* Available data:
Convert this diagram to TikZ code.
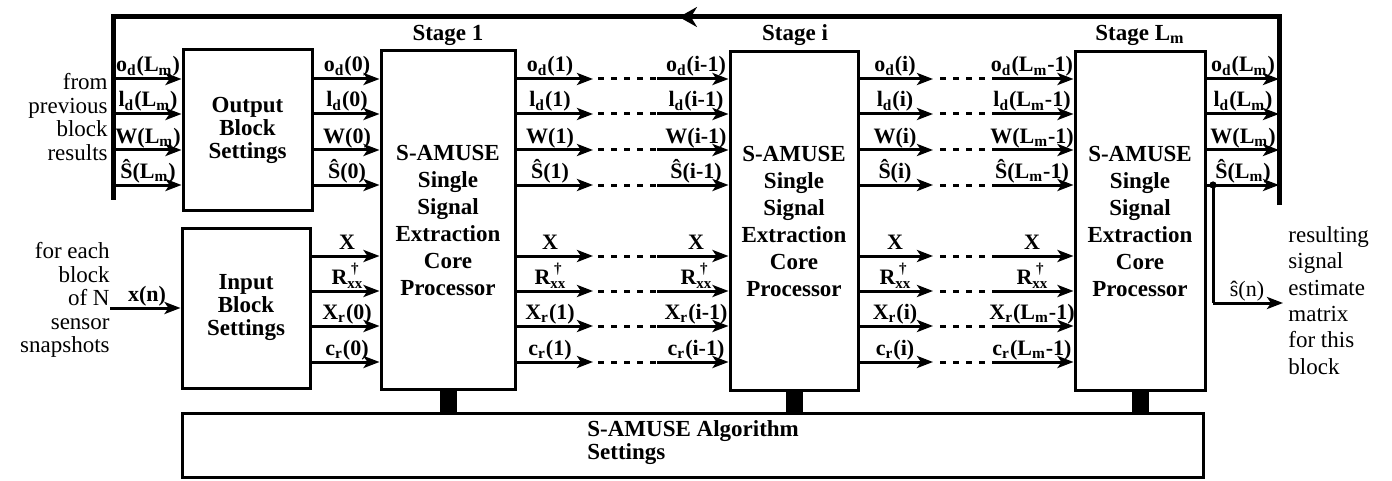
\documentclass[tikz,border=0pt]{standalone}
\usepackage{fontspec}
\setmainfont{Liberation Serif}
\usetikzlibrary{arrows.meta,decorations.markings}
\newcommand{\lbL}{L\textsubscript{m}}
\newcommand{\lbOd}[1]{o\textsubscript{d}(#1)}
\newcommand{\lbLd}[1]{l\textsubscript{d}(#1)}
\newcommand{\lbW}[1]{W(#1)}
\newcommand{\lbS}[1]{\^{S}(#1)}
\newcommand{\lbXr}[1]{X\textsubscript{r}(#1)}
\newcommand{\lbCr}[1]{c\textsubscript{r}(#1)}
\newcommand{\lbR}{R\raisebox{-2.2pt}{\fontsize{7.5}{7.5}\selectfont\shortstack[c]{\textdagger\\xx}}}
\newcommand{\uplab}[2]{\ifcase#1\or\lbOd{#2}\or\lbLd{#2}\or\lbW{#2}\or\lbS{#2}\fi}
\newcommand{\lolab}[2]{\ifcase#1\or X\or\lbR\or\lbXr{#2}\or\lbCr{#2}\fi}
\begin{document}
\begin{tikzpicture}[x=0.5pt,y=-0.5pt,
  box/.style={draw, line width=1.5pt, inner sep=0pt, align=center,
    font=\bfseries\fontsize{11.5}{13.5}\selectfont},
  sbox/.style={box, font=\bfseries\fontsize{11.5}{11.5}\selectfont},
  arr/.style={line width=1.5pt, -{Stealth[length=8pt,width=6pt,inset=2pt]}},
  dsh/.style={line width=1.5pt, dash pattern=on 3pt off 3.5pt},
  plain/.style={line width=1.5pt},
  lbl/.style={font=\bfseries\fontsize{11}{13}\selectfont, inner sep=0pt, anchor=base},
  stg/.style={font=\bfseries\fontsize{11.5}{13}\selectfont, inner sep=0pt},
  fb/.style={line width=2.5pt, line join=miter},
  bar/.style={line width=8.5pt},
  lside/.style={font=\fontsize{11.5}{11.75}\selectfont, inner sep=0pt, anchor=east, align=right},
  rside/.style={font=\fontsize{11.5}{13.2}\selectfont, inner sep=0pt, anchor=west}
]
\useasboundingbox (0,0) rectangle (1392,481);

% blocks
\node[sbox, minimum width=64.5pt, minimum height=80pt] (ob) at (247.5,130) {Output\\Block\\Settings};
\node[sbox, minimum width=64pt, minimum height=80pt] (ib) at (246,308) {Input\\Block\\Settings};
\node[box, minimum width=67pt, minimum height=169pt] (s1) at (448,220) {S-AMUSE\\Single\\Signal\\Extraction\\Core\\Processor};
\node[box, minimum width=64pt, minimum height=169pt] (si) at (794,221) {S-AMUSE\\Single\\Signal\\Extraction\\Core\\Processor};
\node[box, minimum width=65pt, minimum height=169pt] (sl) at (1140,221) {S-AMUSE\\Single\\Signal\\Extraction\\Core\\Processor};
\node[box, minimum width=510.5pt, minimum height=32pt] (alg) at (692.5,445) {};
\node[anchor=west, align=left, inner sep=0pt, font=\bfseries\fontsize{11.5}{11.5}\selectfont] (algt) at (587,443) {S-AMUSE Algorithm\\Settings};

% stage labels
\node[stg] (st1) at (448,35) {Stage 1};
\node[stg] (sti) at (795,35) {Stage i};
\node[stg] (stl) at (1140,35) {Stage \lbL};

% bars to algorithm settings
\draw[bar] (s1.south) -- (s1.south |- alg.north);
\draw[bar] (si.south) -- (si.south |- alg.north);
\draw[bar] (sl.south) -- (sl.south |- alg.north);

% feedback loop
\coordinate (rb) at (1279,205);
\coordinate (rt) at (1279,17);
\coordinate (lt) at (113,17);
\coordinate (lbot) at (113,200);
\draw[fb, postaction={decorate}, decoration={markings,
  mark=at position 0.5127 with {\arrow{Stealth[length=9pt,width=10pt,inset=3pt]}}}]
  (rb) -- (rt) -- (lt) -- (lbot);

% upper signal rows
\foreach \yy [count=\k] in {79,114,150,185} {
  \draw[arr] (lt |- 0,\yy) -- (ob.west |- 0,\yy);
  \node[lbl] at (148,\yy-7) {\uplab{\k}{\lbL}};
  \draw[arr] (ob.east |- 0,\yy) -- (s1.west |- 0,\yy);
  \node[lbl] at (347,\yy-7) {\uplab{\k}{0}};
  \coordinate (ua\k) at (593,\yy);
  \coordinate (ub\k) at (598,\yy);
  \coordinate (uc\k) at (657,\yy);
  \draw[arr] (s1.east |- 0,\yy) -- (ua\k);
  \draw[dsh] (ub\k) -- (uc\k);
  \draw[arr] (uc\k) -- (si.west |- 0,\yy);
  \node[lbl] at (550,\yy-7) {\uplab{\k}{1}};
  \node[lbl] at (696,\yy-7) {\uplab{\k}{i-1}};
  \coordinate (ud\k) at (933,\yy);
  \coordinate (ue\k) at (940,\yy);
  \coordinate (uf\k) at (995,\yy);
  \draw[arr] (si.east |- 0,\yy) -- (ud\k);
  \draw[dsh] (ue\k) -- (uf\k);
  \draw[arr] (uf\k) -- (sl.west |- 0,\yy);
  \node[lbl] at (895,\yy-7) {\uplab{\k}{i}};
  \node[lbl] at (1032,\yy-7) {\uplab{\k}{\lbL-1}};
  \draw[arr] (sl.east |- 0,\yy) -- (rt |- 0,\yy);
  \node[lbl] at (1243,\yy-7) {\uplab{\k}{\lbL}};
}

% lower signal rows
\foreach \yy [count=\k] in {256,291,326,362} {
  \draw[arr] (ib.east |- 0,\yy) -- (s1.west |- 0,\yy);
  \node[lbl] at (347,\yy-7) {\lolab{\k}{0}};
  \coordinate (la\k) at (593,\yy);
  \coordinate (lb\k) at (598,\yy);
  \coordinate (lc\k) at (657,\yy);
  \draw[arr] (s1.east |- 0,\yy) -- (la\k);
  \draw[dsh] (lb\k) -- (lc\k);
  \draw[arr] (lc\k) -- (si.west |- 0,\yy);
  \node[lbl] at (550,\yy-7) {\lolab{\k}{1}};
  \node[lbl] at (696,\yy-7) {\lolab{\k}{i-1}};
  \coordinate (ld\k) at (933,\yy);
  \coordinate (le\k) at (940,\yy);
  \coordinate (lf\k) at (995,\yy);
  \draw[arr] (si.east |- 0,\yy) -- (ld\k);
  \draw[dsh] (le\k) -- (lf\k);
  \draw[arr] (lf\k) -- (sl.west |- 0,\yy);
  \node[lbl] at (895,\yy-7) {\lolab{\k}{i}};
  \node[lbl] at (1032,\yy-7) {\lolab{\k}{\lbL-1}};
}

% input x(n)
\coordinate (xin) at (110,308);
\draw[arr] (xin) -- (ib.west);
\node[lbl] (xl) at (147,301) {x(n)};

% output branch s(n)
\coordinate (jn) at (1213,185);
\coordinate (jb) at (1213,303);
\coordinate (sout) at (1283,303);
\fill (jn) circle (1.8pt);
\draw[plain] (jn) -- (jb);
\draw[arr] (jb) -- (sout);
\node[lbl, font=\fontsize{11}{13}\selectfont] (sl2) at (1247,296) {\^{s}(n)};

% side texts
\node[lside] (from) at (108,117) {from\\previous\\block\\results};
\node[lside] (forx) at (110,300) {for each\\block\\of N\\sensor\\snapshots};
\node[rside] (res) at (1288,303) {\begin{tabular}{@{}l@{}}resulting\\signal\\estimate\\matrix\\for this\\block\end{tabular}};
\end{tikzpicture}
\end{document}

* Task instructions: Copy the whole of the material above exactly, but not its images.

* Final result:
Convert this diagram to TikZ code.
\documentclass[tikz,border=0pt]{standalone}
\usepackage{fontspec}
\setmainfont{Liberation Serif}
\usetikzlibrary{arrows.meta,decorations.markings}
\newcommand{\lbL}{L\textsubscript{m}}
\newcommand{\lbOd}[1]{o\textsubscript{d}(#1)}
\newcommand{\lbLd}[1]{l\textsubscript{d}(#1)}
\newcommand{\lbW}[1]{W(#1)}
\newcommand{\lbS}[1]{\^{S}(#1)}
\newcommand{\lbXr}[1]{X\textsubscript{r}(#1)}
\newcommand{\lbCr}[1]{c\textsubscript{r}(#1)}
\newcommand{\lbR}{R\raisebox{-2.2pt}{\fontsize{7.5}{7.5}\selectfont\shortstack[c]{\textdagger\\xx}}}
\newcommand{\uplab}[2]{\ifcase#1\or\lbOd{#2}\or\lbLd{#2}\or\lbW{#2}\or\lbS{#2}\fi}
\newcommand{\lolab}[2]{\ifcase#1\or X\or\lbR\or\lbXr{#2}\or\lbCr{#2}\fi}
\begin{document}
\begin{tikzpicture}[x=0.5pt,y=-0.5pt,
  box/.style={draw, line width=1.5pt, inner sep=0pt, align=center,
    font=\bfseries\fontsize{11.5}{13.5}\selectfont},
  sbox/.style={box, font=\bfseries\fontsize{11.5}{11.5}\selectfont},
  arr/.style={line width=1.5pt, -{Stealth[length=8pt,width=6pt,inset=2pt]}},
  dsh/.style={line width=1.5pt, dash pattern=on 3pt off 3.5pt},
  plain/.style={line width=1.5pt},
  lbl/.style={font=\bfseries\fontsize{11}{13}\selectfont, inner sep=0pt, anchor=base},
  stg/.style={font=\bfseries\fontsize{11.5}{13}\selectfont, inner sep=0pt},
  fb/.style={line width=2.5pt, line join=miter},
  bar/.style={line width=8.5pt},
  lside/.style={font=\fontsize{11.5}{11.75}\selectfont, inner sep=0pt, anchor=east, align=right},
  rside/.style={font=\fontsize{11.5}{13.2}\selectfont, inner sep=0pt, anchor=west}
]
\useasboundingbox (0,0) rectangle (1392,481);

% blocks
\node[sbox, minimum width=64.5pt, minimum height=80pt] (ob) at (247.5,130) {Output\\Block\\Settings};
\node[sbox, minimum width=64pt, minimum height=80pt] (ib) at (246,308) {Input\\Block\\Settings};
\node[box, minimum width=67pt, minimum height=169pt] (s1) at (448,220) {S-AMUSE\\Single\\Signal\\Extraction\\Core\\Processor};
\node[box, minimum width=64pt, minimum height=169pt] (si) at (794,221) {S-AMUSE\\Single\\Signal\\Extraction\\Core\\Processor};
\node[box, minimum width=65pt, minimum height=169pt] (sl) at (1140,221) {S-AMUSE\\Single\\Signal\\Extraction\\Core\\Processor};
\node[box, minimum width=510.5pt, minimum height=32pt] (alg) at (692.5,445) {};
\node[anchor=west, align=left, inner sep=0pt, font=\bfseries\fontsize{11.5}{11.5}\selectfont] (algt) at (587,443) {S-AMUSE Algorithm\\Settings};

% stage labels
\node[stg] (st1) at (448,35) {Stage 1};
\node[stg] (sti) at (795,35) {Stage i};
\node[stg] (stl) at (1140,35) {Stage \lbL};

% bars to algorithm settings
\draw[bar] (s1.south) -- (s1.south |- alg.north);
\draw[bar] (si.south) -- (si.south |- alg.north);
\draw[bar] (sl.south) -- (sl.south |- alg.north);

% feedback loop
\coordinate (rb) at (1279,205);
\coordinate (rt) at (1279,17);
\coordinate (lt) at (113,17);
\coordinate (lbot) at (113,200);
\draw[fb, postaction={decorate}, decoration={markings,
  mark=at position 0.5127 with {\arrow{Stealth[length=9pt,width=10pt,inset=3pt]}}}]
  (rb) -- (rt) -- (lt) -- (lbot);

% upper signal rows
\foreach \yy [count=\k] in {79,114,150,185} {
  \draw[arr] (lt |- 0,\yy) -- (ob.west |- 0,\yy);
  \node[lbl] at (148,\yy-7) {\uplab{\k}{\lbL}};
  \draw[arr] (ob.east |- 0,\yy) -- (s1.west |- 0,\yy);
  \node[lbl] at (347,\yy-7) {\uplab{\k}{0}};
  \coordinate (ua\k) at (593,\yy);
  \coordinate (ub\k) at (598,\yy);
  \coordinate (uc\k) at (657,\yy);
  \draw[arr] (s1.east |- 0,\yy) -- (ua\k);
  \draw[dsh] (ub\k) -- (uc\k);
  \draw[arr] (uc\k) -- (si.west |- 0,\yy);
  \node[lbl] at (550,\yy-7) {\uplab{\k}{1}};
  \node[lbl] at (696,\yy-7) {\uplab{\k}{i-1}};
  \coordinate (ud\k) at (933,\yy);
  \coordinate (ue\k) at (940,\yy);
  \coordinate (uf\k) at (995,\yy);
  \draw[arr] (si.east |- 0,\yy) -- (ud\k);
  \draw[dsh] (ue\k) -- (uf\k);
  \draw[arr] (uf\k) -- (sl.west |- 0,\yy);
  \node[lbl] at (895,\yy-7) {\uplab{\k}{i}};
  \node[lbl] at (1032,\yy-7) {\uplab{\k}{\lbL-1}};
  \draw[arr] (sl.east |- 0,\yy) -- (rt |- 0,\yy);
  \node[lbl] at (1243,\yy-7) {\uplab{\k}{\lbL}};
}

% lower signal rows
\foreach \yy [count=\k] in {256,291,326,362} {
  \draw[arr] (ib.east |- 0,\yy) -- (s1.west |- 0,\yy);
  \node[lbl] at (347,\yy-7) {\lolab{\k}{0}};
  \coordinate (la\k) at (593,\yy);
  \coordinate (lb\k) at (598,\yy);
  \coordinate (lc\k) at (657,\yy);
  \draw[arr] (s1.east |- 0,\yy) -- (la\k);
  \draw[dsh] (lb\k) -- (lc\k);
  \draw[arr] (lc\k) -- (si.west |- 0,\yy);
  \node[lbl] at (550,\yy-7) {\lolab{\k}{1}};
  \node[lbl] at (696,\yy-7) {\lolab{\k}{i-1}};
  \coordinate (ld\k) at (933,\yy);
  \coordinate (le\k) at (940,\yy);
  \coordinate (lf\k) at (995,\yy);
  \draw[arr] (si.east |- 0,\yy) -- (ld\k);
  \draw[dsh] (le\k) -- (lf\k);
  \draw[arr] (lf\k) -- (sl.west |- 0,\yy);
  \node[lbl] at (895,\yy-7) {\lolab{\k}{i}};
  \node[lbl] at (1032,\yy-7) {\lolab{\k}{\lbL-1}};
}

% input x(n)
\coordinate (xin) at (110,308);
\draw[arr] (xin) -- (ib.west);
\node[lbl] (xl) at (147,301) {x(n)};

% output branch s(n)
\coordinate (jn) at (1213,185);
\coordinate (jb) at (1213,303);
\coordinate (sout) at (1283,303);
\fill (jn) circle (1.8pt);
\draw[plain] (jn) -- (jb);
\draw[arr] (jb) -- (sout);
\node[lbl, font=\fontsize{11}{13}\selectfont] (sl2) at (1247,296) {\^{s}(n)};

% side texts
\node[lside] (from) at (108,117) {from\\previous\\block\\results};
\node[lside] (forx) at (110,300) {for each\\block\\of N\\sensor\\snapshots};
\node[rside] (res) at (1288,303) {\begin{tabular}{@{}l@{}}resulting\\signal\\estimate\\matrix\\for this\\block\end{tabular}};
\end{tikzpicture}
\end{document}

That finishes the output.